When I was growing up, I thought Christianity was about being a good person. I attended church with my family every week very religiously and always sat in the fourth row right in front. At school I would always pursue good grades and be a well-mannered guy. People probably knew me as the nice guy, yet they did not know me for who I was. My sports career was another main focus in my life. I worked as hard as I possibly could to try to become one of the best runners in the state as part of the York Cross Country program, a program that had won 21 state titles going into my senior year. Those are the things that I pursued as my main goals. Relationships with others were only secondary. I never really cared too much about other people. Of course, I had a few friends here and there, yet the focus was always on me. It was about being intelligent and continually trying to get good grades in the hopes that I would achieve my dreams and make a large amount of money. Also, it was about being good at sports and having everyone give me admiration of how good of an athlete I was. I always wanted the glory, and everyone to recognize my achievements. No one else mattered in comparison. This went on through out most of high school. However, I began to realize during my senior year how shallow and empty my life was, and that I had few meaningful relationships. Not only that, but the vigor and love of life had been sapped out of me while I tried to pursue the goals I had for my cross-country season and my academic career. I felt an emptiness and isolation for most of my senior year.
My freshman year of college was when my life began to change. It was the beginning of the school year and I went to Quad Day and stopped by the Students for Christ booth, among the sea of tables for Christian groups.

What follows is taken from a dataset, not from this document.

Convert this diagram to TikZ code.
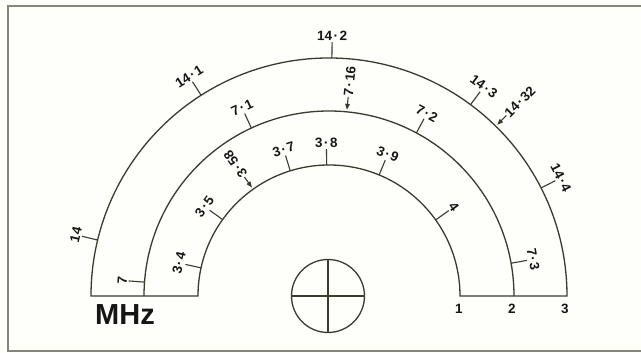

I gave them my contact information and asked them to call me. Sure enough the following day, I got a call from a guy named Shaun. He wanted to personally meet me and give me some information on small group bible study. When we met, Shaun asked me if I wanted to see an illustration about Jesus. I was curious, so I accepted. I was awestruck to learn that Christianity was really about having a personal relationship with Jesus, not about good works or being a good person. That night I asked Jesus into my life.

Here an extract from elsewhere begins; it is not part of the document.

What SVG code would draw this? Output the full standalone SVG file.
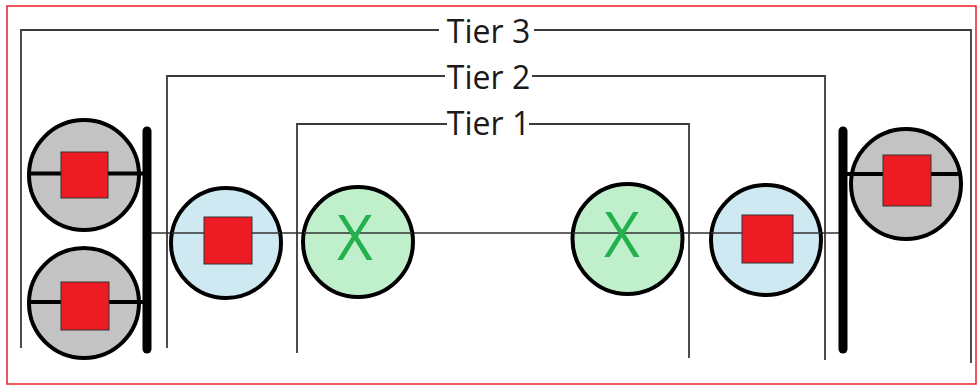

This was when I noticed change in my life, however slow. It was not as if the heavens opened and the ray of light came into me. Yet, in retrospect, I have undergone a complete transformation over the last two years. My focus changed from being totally on me in my pursuits of academics, sports and career. My relationships completely changed. Instead focusing on myself, I began to care for others and to actually love and appreciated others for who they are. My relationships with past friends and with my family have gotten much better. Furthermore, I enjoy meeting new people as opposed to the years past of being fearful or shy. Another major change was my self-image. I had always had a low self-image and was about pleasing others. Jesus changed that and has established one that does not change according to what others think. I no longer have reservations about showing people who I truly am. Finally, Jesus has given me an inner peace amid all the peaks and valleys in life regardless of the circumstances!